- **DATA IN THIS EXERCISE**
BEGIN

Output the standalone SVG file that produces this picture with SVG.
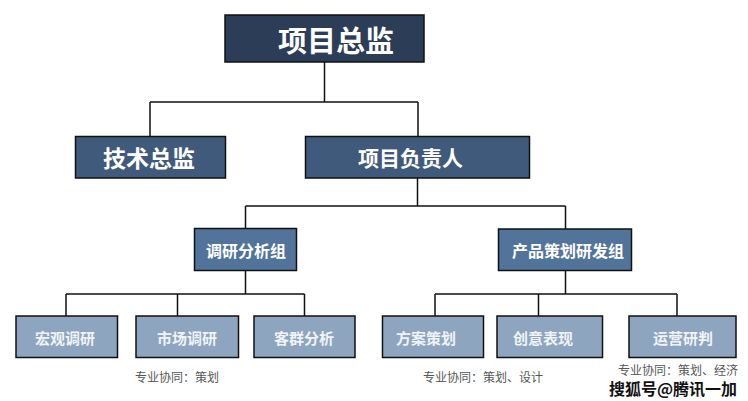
<svg xmlns="http://www.w3.org/2000/svg" width="748" height="401" viewBox="0 0 748 401">
<style>
.box{stroke:#111;stroke-width:1.5}
.l1{fill:#2b3d57}
.l2{fill:#405a7b}
.l3{fill:#52739a}
.l4{fill:#8ea5c0}
text{font-family:"Noto Sans CJK SC","Noto Sans",sans-serif;text-anchor:middle;dominant-baseline:central}
.t{fill:#fff;font-weight:bold}
.t4{fill:#f0f3f7;font-weight:bold;font-size:15px}
.cap{fill:#555;font-size:12px}
.conn{fill:none;stroke:#111;stroke-width:1.5}
</style>
<rect width="748" height="401" fill="#fff"/>
<g id="connectors" class="conn">
<path d="M324.5 62V102M150 102H418M150 102V136M418 102V136"/>
<path d="M417.5 178V206M245.5 206H565.5M245.5 206V228M565.5 206V229"/>
<path d="M245.5 270V294M66 294H304.5M66 294V316M177.5 294V316M304.5 294V316"/>
<path d="M565.5 270V294M435 294H677M435 294V316M538.5 294V316M677 294V316"/>
</g>
<g id="n-director"><rect class="box l1" x="225" y="15" width="199" height="47"/><text class="t" x="336" y="39" font-size="29">项目总监</text></g>
<g id="n-tech"><rect class="box l2" x="75.5" y="136.5" width="150" height="41.5"/><text class="t" x="149" y="157" font-size="23">技术总监</text></g>
<g id="n-pm"><rect class="box l2" x="305.5" y="136.5" width="224" height="41.5"/><text class="t" x="410.5" y="157" font-size="21">项目负责人</text></g>
<g id="n-research"><rect class="box l3" x="194.5" y="228.5" width="102" height="42"/><text class="t" x="246" y="250" font-size="16">调研分析组</text></g>
<g id="n-product"><rect class="box l3" x="498.5" y="229" width="133" height="41.5"/><text class="t" x="568" y="250" font-size="16">产品策划研发组</text></g>
<g id="n-macro"><rect class="box l4" x="16" y="316" width="101.5" height="41.5"/><text class="t4" x="65" y="337">宏观调研</text></g>
<g id="n-market"><rect class="box l4" x="136" y="316" width="102.5" height="41.5"/><text class="t4" x="187" y="337">市场调研</text></g>
<g id="n-customer"><rect class="box l4" x="254" y="316" width="101" height="41.5"/><text class="t4" x="304" y="337">客群分析</text></g>
<g id="n-plan"><rect class="box l4" x="382.5" y="316" width="101" height="41.5"/><text class="t4" x="426" y="337">方案策划</text></g>
<g id="n-creative"><rect class="box l4" x="497" y="316" width="105.5" height="41.5"/><text class="t4" x="543" y="337">创意表现</text></g>
<g id="n-ops"><rect class="box l4" x="629" y="316" width="107" height="41.5"/><text class="t4" x="683" y="337">运营研判</text></g>
<g id="captions">
<text class="cap" x="177" y="376">专业协同：策划</text>
<text class="cap" x="483" y="376">专业协同：策划、设计</text>
<text class="cap" x="678" y="369">专业协同：策划、经济</text>
<text x="673" y="388" font-size="16" font-weight="bold" fill="#111" stroke="#fff" stroke-width="0.6" paint-order="stroke">搜狐号@腾讯一加</text>
</g>
</svg>
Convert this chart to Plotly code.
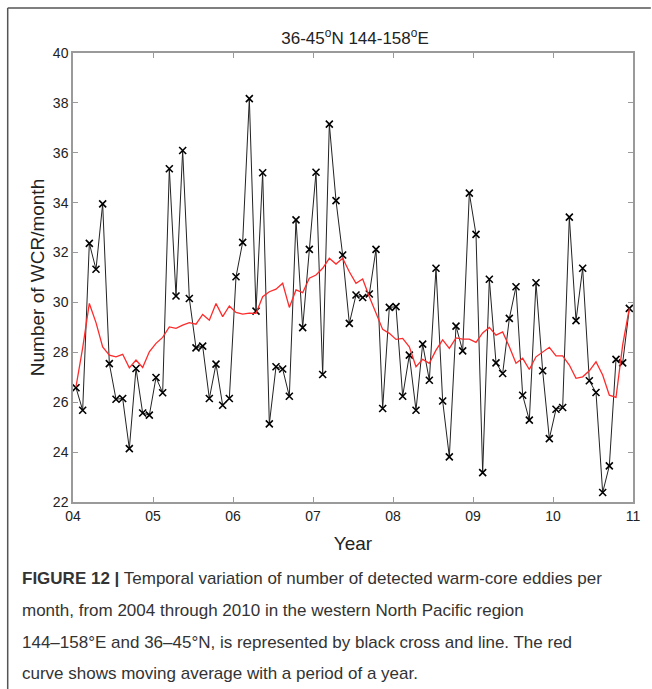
import plotly.graph_objects as go

# Monthly counts Jan 2004 - Dec 2010
wcr_count = [
    26.58, 25.68, 32.37, 31.33, 33.95, 27.55, 26.12, 26.15, 24.14, 27.35, 25.57, 25.48,
    26.99, 26.38, 35.36, 30.26, 36.09, 30.16, 28.18, 28.25, 26.15, 27.53, 25.88, 26.15,
    31.03, 32.41, 38.17, 29.65, 35.20, 25.13, 27.42, 27.33, 26.24, 33.31, 28.99, 32.13,
    35.22, 27.11, 37.15, 34.08, 31.90, 29.16, 30.30, 30.20, 30.34, 32.13, 25.75, 29.80,
    29.83, 26.24, 27.89, 25.68, 28.33, 26.88, 31.37, 26.05, 23.81, 29.05, 28.06, 34.38,
    32.73, 23.18, 30.93, 27.58, 27.15, 29.36, 30.63, 26.28, 25.28, 30.79, 27.26, 24.54,
    25.72, 25.79, 33.42, 29.27, 31.37, 26.86, 26.39, 22.38, 23.45, 27.72, 27.58, 29.76,
]

# Red moving-average curve
moving_avg = [
    26.62, 28.18, 29.96, 29.19, 28.22, 27.89, 27.82, 27.92, 27.38, 27.69, 27.39, 28.02,
    28.36, 28.60, 29.02, 28.96, 29.09, 29.19, 29.13, 29.52, 29.29, 29.96, 29.43, 29.86,
    29.60, 29.53, 29.57, 29.56, 30.23, 30.43, 30.53, 30.77, 29.80, 30.50, 30.39, 30.97,
    31.10, 31.37, 31.77, 31.54, 31.77, 31.23, 30.77, 30.94, 30.23, 29.56, 28.92, 28.76,
    28.52, 28.56, 28.22, 27.42, 27.72, 27.56, 28.09, 28.50, 28.16, 28.58, 28.53, 28.53,
    28.40, 28.78, 29.00, 28.69, 28.82, 28.22, 27.56, 27.76, 27.31, 27.82, 28.00, 28.20,
    27.86, 27.86, 27.49, 26.96, 27.02, 27.26, 27.62, 27.09, 26.28, 26.19, 28.30, 29.76,
]

start_year = 2004
month_index = list(range(len(wcr_count)))
x_time = [start_year + (m + 0.45) / 12 for m in month_index]

year_ticks = [2004, 2005, 2006, 2007, 2008, 2009, 2010, 2011]
year_labels = ["04", "05", "06", "07", "08", "09", "10", "11"]
y_ticks = [22, 24, 26, 28, 30, 32, 34, 36, 38, 40]

caption_lines = [
    "<b>FIGURE 12 |</b> Temporal variation of number of detected warm-core eddies per",
    "month, from 2004 through 2010 in the western North Pacific region",
    "144\u2013158\u00b0E and 36\u201345\u00b0N, is represented by black cross and line. The red",
    "curve shows moving average with a period of a year.",
]

FONT = "Liberation Sans, Arial, sans-serif"

fig = go.Figure()
fig.add_trace(go.Scatter(
    x=x_time, y=wcr_count, mode="lines+markers",
    line=dict(color="#222222", width=1),
    marker=dict(symbol="x-thin", size=7, line=dict(color="black", width=1.6), color="black"),
    showlegend=False,
))
fig.add_trace(go.Scatter(
    x=x_time, y=moving_avg, mode="lines",
    line=dict(color="#ff2a2a", width=1.3),
    showlegend=False,
))

L, R, T, B = 73, 639, 53, 502
W, H = 652, 689
pw, ph = R - L, B - T

def px(xp):
    return (xp - L) / pw

def py(yp):
    return (B - yp) / ph

fig.update_layout(
    width=W, height=H,
    margin=dict(l=L, r=W - R, t=T, b=H - B, pad=0),
    paper_bgcolor="white", plot_bgcolor="white",
    font=dict(family=FONT, color="#222222"),
    title=dict(text="36-45<sup>o</sup>N 144-158<sup>o</sup>E", x=(355) / W, xanchor="center",
               y=1 - 38 / H, yanchor="middle", font=dict(size=17, color="#222222")),
)
fig.update_xaxes(
    range=[2004, 2011], tickvals=year_ticks, ticktext=year_labels,
    showgrid=False, zeroline=False, showline=True, mirror="ticks",
    linecolor="#9a9a9a", linewidth=1.5, ticks="inside", ticklen=5, tickcolor="#9a9a9a",
    tickwidth=1, tickfont=dict(size=14, color="#222222"),
    title=dict(text="Year", font=dict(size=19, color="#222222"), standoff=14),
)
fig.update_yaxes(
    range=[22, 40], tickvals=y_ticks,
    showgrid=False, zeroline=False, showline=True, mirror="ticks",
    linecolor="#9a9a9a", linewidth=1.5, ticks="inside", ticklen=5, tickcolor="#9a9a9a",
    tickwidth=1, tickfont=dict(size=14, color="#222222"),
    title=dict(text="Number of WCR/month", font=dict(size=19, color="#222222"), standoff=3),
)

# outer figure frame (top and left edges)
fig.add_shape(type="line", xref="paper", yref="paper",
              x0=px(7), y0=py(8), x1=px(W + 5), y1=py(8),
              line=dict(color="#555555", width=1.5))
fig.add_shape(type="line", xref="paper", yref="paper",
              x0=px(7), y0=py(8), x1=px(7), y1=py(H + 5),
              line=dict(color="#555555", width=1.5))

cap_y = [578, 610, 642, 673]
for txt, yy in zip(caption_lines, cap_y):
    fig.add_annotation(text=txt, xref="paper", yref="paper", x=px(19), y=py(yy),
                       xanchor="left", yanchor="middle", showarrow=False,
                       font=dict(size=17, color="#333333", family=FONT))

fig.write_html("out.html")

END

- **WHAT TO PRODUCE**
Give again, exactly as written, only the lines that start at the one with "Convert this chart to Plotly code." and end at the one with "import plotly.graph_objects as go", both included. Skip any pictures.

- **ANSWER TO THE EXERCISE**
Convert this chart to Plotly code.
import plotly.graph_objects as go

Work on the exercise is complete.